Born in 1849 in Indiana, William Merritt Chase showed artistic talent as a young boy. His family arranged for him to begin formal training in art at the age of eighteen with a local portrait painter in Indianapolis. In 1869 Chase went to New York, where for two years he was a student at the National Academy of Design. He moved briefly to St. Louis, as his family had relocated there, and in 1872, sponsored by contributions from a group of St. Louis art patrons, Chase went to Munich to attend the Royal Academy, something that had been his dream for years. In Munich he studied with Karl von Piloty, who helped him to perfect a quick, bold brushstroke and taught him the dramatic Munich “dark manner.” A few years later Chase abandoned this somber palette in favor of the lighter tones of French impressionism. He returned to New York in 1878 to teach at the Art Students League, a position he held until 1896, when he opened his own art school in the city. Suited to teaching by intellect and personality, he began a long and successful career. He traveled abroad continually, looking at new art and old, the paintings of Velázquez, Whistler, Sargent, as well as Japanese prints, he eventually incorporating travel into his teaching career by taking his students abroad.

 

By 1874 Chase was established in his Tenth Street studio, located in a building that was a center for artists. His works often contain views of his studio, an aesthetic setting extravagantly furnished with art and decorative objects he had collected. In his studio, Chase painted, taught, and entertained other artists, students, and patrons. His early portraits and figural compositions show backgrounds that are loosely brushed, with abstract geometric arrangements of paintings, mirrors, and textiles as a foil for the figure, creating a lively counterpoint of straight and curving forms. In 1886 Chase married Alice Gerson, who had been his model. Not only did he depict his wife frequently in his paintings, but also their many children. The family spent their summers in a large house in Shinnecock, Long Island, N.Y and the fresh and sparkling outdoor scenes he painted there established Chase’s reputation as a superb landscape painter. Between 1891 and 1902 Chase directed a summer school in Shinnecock Hills, which became the most important outdoor art school in America.

 

He was elected president of the Society of American Artists in 1885, a position he held for the next ten years, and in 1890 he was elected academician in the National Academy of Design.

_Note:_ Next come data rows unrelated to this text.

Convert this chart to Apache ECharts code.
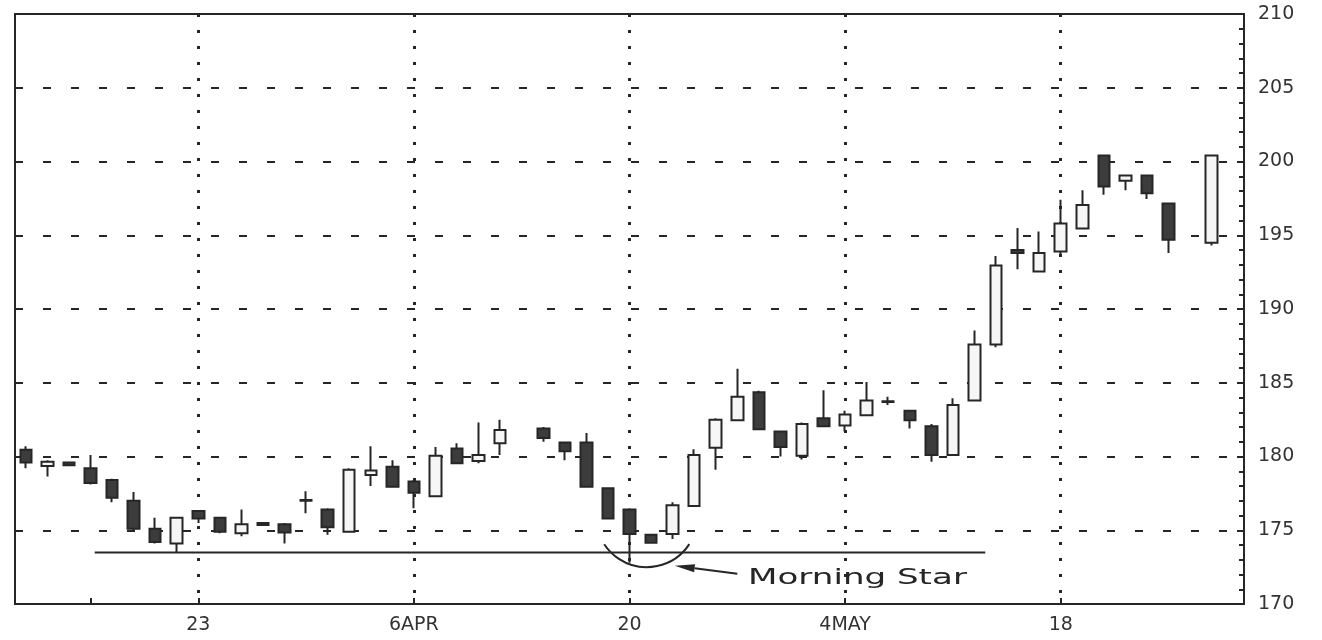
<!DOCTYPE html>
<html>
<head>
<meta charset="utf-8">
<title>Morning Star</title>
<script src="https://cdn.jsdelivr.net/npm/echarts@6/dist/echarts.min.js"></script>
<style>
    html, body { margin: 0; padding: 0; background: #fff; }
    #chart { width: 1322px; height: 640px; }
</style>
</head>
<body>
<div id="chart"></div>
<script>
// trading days (Mar 11 - May 28), one category per day
const days = [
    '3-11', '3-12', '3-13', '3-16', '3-17', '3-18', '3-19', '3-20', '3-23', '3-24',
    '3-25', '3-26', '3-27', '3-30', '3-31', '4-01', '4-02', '4-03', '4-06', '4-07',
    '4-08', '4-09', '4-10', '4-13', '4-14', '4-15', '4-16', '4-17', '4-20', '4-21',
    '4-22', '4-23', '4-24', '4-27', '4-28', '4-29', '4-30', '5-01', '5-04', '5-05',
    '5-06', '5-07', '5-08', '5-11', '5-12', '5-13', '5-14', '5-15', '5-18', '5-19',
    '5-20', '5-21', '5-22', '5-25', '5-26', '5-27', '5-28',
]

// prices (null = no bar that day)
const opens = [
    180.45, 179.35, 179.6, 179.2, 178.4, 177.0, 175.1, 174.1, 176.3, 175.85,
    174.8, 175.5, 175.4, 177.0, 176.4, 174.9, 178.75, 179.3, 178.3, 177.3,
    180.55, 179.7, 180.9, null, 181.9, 180.95, 180.95, 177.85, 176.4, 174.7,
    174.75, 176.65, 180.6, 182.45, 184.35, 181.7, 180.05, 182.6, 182.1, 182.8,
    183.7, 183.1, 182.05, 180.1, 183.8, 187.6, 194.0, 192.55, 193.9, 195.45,
    200.4, 198.7, 199.05, 197.15, null, 194.5, null,
]
const closes = [
    179.6, 179.65, 179.4, 178.2, 177.2, 175.1, 174.2, 175.85, 175.8, 174.9,
    175.4, 175.35, 174.85, 177.05, 175.2, 179.1, 179.05, 177.95, 177.55, 180.05,
    179.55, 180.1, 181.8, null, 181.25, 180.35, 177.95, 175.8, 174.75, 174.15,
    176.7, 180.1, 182.5, 184.05, 181.85, 180.65, 182.2, 182.05, 182.85, 183.8,
    183.75, 182.45, 180.1, 183.5, 187.6, 192.95, 193.8, 193.8, 195.8, 197.05,
    198.3, 199.05, 197.85, 194.7, null, 200.4, null,
]
const lows = [
    179.2, 178.65, 179.35, 178.1, 176.9, 175.0, 174.1, 173.5, 175.5, 174.8,
    174.6, 175.3, 174.1, 176.15, 174.7, 174.85, 178.0, 177.9, 176.5, 177.25,
    179.5, 179.55, 180.1, null, 181.0, 179.75, 177.9, 175.75, 172.8, 174.1,
    174.4, 176.6, 179.1, 182.4, 181.8, 180.0, 179.8, 182.0, 181.7, 182.75,
    183.5, 181.9, 179.65, 180.05, 183.75, 187.4, 192.7, 192.5, 193.7, 195.4,
    197.75, 198.05, 197.45, 193.8, null, 194.3, null,
]
const highs = [
    180.7, 179.75, 179.65, 180.1, 178.5, 177.6, 175.85, 175.9, 176.35, 175.9,
    176.4, 175.55, 175.5, 177.65, 176.5, 179.2, 180.7, 179.75, 178.4, 180.65,
    180.9, 182.3, 182.5, null, 182.0, 181.0, 181.6, 177.9, 176.5, 174.75,
    176.9, 180.5, 182.6, 185.95, 184.45, 181.75, 182.3, 184.5, 183.1, 185.05,
    184.05, 183.15, 182.2, 183.95, 188.55, 193.6, 195.5, 195.25, 197.4, 198.05,
    200.45, 199.1, 199.1, 197.2, null, 200.45, null,
]

// x axis labels (category index -> text)
const tickIndex = [8, 18, 28, 38, 48]
const tickText = ['23', '6APR', '20', '4MAY', '18']
const extraTicks = [3]

// y axis range
const yMin = 170
const yMax = 210
const yStep = 5

// annotations, in data units (x = category index, y = price)
const supportLevel = 173.5
const supportFrom = 3.2
const supportTo = 44.5
const starCenter = [28.8, 175.95]
const starBottom = 172.5
const arrowFrom = [33.0, 172.05]
const arrowTo = [30.1, 172.6]
const labelAt = [33.5, 171.75]
const labelText = 'Morning Star'

const ink = '#262626'
const font = '"DejaVu Sans", sans-serif'

const candles = days.map((d, i) =>
    opens[i] == null ? '-' : [opens[i], closes[i], lows[i], highs[i]]
)

const chart = echarts.init(document.getElementById('chart'))

chart.setOption({
    animation: false,
    backgroundColor: '#fff',
    grid: {
        left: 15,
        right: 78,
        top: 14,
        bottom: 36,
        show: true,
        borderColor: ink,
        borderWidth: 2,
    },
    xAxis: {
        type: 'category',
        data: days,
        boundaryGap: true,
        axisLine: { show: true, lineStyle: { color: ink, width: 2 } },
        axisTick: {
            show: true,
            inside: true,
            length: 6,
            alignWithLabel: true,
            interval: (i) => tickIndex.includes(i) || extraTicks.includes(i),
            lineStyle: { color: ink, width: 2 },
        },
        axisLabel: {
            interval: (i) => tickIndex.includes(i),
            formatter: (v, i) => tickText[tickIndex.indexOf(i)] || '',
            margin: 12,
            color: '#333',
            fontFamily: font,
            fontSize: 19,
        },
        splitLine: {
            show: true,
            alignWithLabel: true,
            interval: (i) => tickIndex.includes(i),
            lineStyle: { color: ink, width: 3, type: [3, 13] },
        },
    },
    yAxis: {
        type: 'value',
        position: 'right',
        min: yMin,
        max: yMax,
        interval: yStep,
        axisLine: { show: true, lineStyle: { color: ink, width: 2 } },
        axisTick: { show: true, inside: true, length: 7, lineStyle: { color: ink, width: 2 } },
        minorTick: { show: true, splitNumber: 5, length: 5, lineStyle: { color: ink, width: 2 } },
        axisLabel: {
            margin: 14,
            color: '#333',
            fontFamily: font,
            fontSize: 19,
        },
        splitLine: {
            show: true,
            lineStyle: { color: ink, width: 2, type: [8, 20] },
        },
    },
    series: [
        {
            type: 'candlestick',
            data: candles,
            barWidth: 12,
            itemStyle: {
                color: '#f6f6f6',
                color0: '#3c3c3c',
                borderColor: ink,
                borderColor0: ink,
                borderWidth: 2,
            },
        },
    ],
})

// annotations: support line, star arc, arrow and label
const toPx = (xi, v) => {
    const a = Math.floor(xi)
    const b = Math.ceil(xi)
    const pa = chart.convertToPixel({ gridIndex: 0 }, [a, v])
    const pb = chart.convertToPixel({ gridIndex: 0 }, [b, v])
    return [pa[0] + (pb[0] - pa[0]) * (xi - a), pa[1]]
}

const s1 = toPx(supportFrom, supportLevel)
const s2 = toPx(supportTo, supportLevel)
const c = toPx(starCenter[0], starCenter[1])
const r = toPx(starCenter[0], starBottom)[1] - c[1]
const a1 = toPx(arrowFrom[0], arrowFrom[1])
const a2 = toPx(arrowTo[0], arrowTo[1])
const dx = a2[0] - a1[0]
const dy = a2[1] - a1[1]
const len = Math.hypot(dx, dy)
const ux = dx / len
const uy = dy / len
const headLen = 20
const headHalf = 4
const base = [a2[0] - ux * headLen, a2[1] - uy * headLen]
const t = toPx(labelAt[0], labelAt[1])

chart.setOption({
    graphic: [
        {
            type: 'line',
            z: 50,
            shape: { x1: s1[0], y1: s1[1], x2: s2[0], y2: s2[1] },
            style: { stroke: ink, lineWidth: 2 },
        },
        {
            type: 'arc',
            z: 50,
            shape: { cx: c[0], cy: c[1], r: r, startAngle: 0.58, endAngle: 2.56, clockwise: true },
            style: { stroke: ink, lineWidth: 2, fill: null },
        },
        {
            type: 'line',
            z: 50,
            shape: { x1: a1[0], y1: a1[1], x2: base[0], y2: base[1] },
            style: { stroke: ink, lineWidth: 2 },
        },
        {
            type: 'polygon',
            z: 50,
            shape: {
                points: [
                    a2,
                    [base[0] - uy * headHalf, base[1] + ux * headHalf],
                    [base[0] + uy * headHalf, base[1] - ux * headHalf],
                ],
            },
            style: { fill: ink },
        },
        {
            // old chart font is very wide, so stretch the label sideways
            type: 'text',
            z: 50,
            x: t[0],
            y: t[1],
            scaleX: 1.55,
            style: {
                text: labelText,
                x: 0,
                y: 0,
                font: '22px ' + font,
                fill: ink,
                align: 'left',
                verticalAlign: 'middle',
            },
        },
    ],
})

window.addEventListener('resize', () => chart.resize())
</script>
</body>
</html>
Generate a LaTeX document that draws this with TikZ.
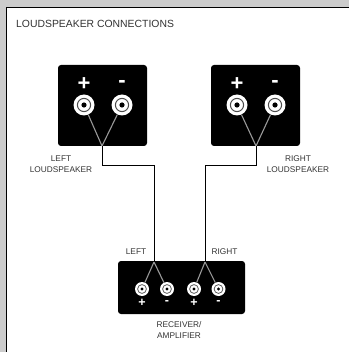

Chase was a well-known and prolific artist. His paintings were admired in the United States and abroad for their luminous color, virtuoso brushstroke, and assured composition, and his work was exhibited widely, often winning prestigious awards. He was an influential teacher whose students included many of America’s noted modernist painters, Sheeler, O’Keeffe, Hartley, and Demuth among them. Besides founding the Chase School in New York, he traveled regularly to Philadelphia to teach at the Pennsylvania Academy of Fine Arts, and in his later years, taught summer classes in England, Spain, Holland, and Italy.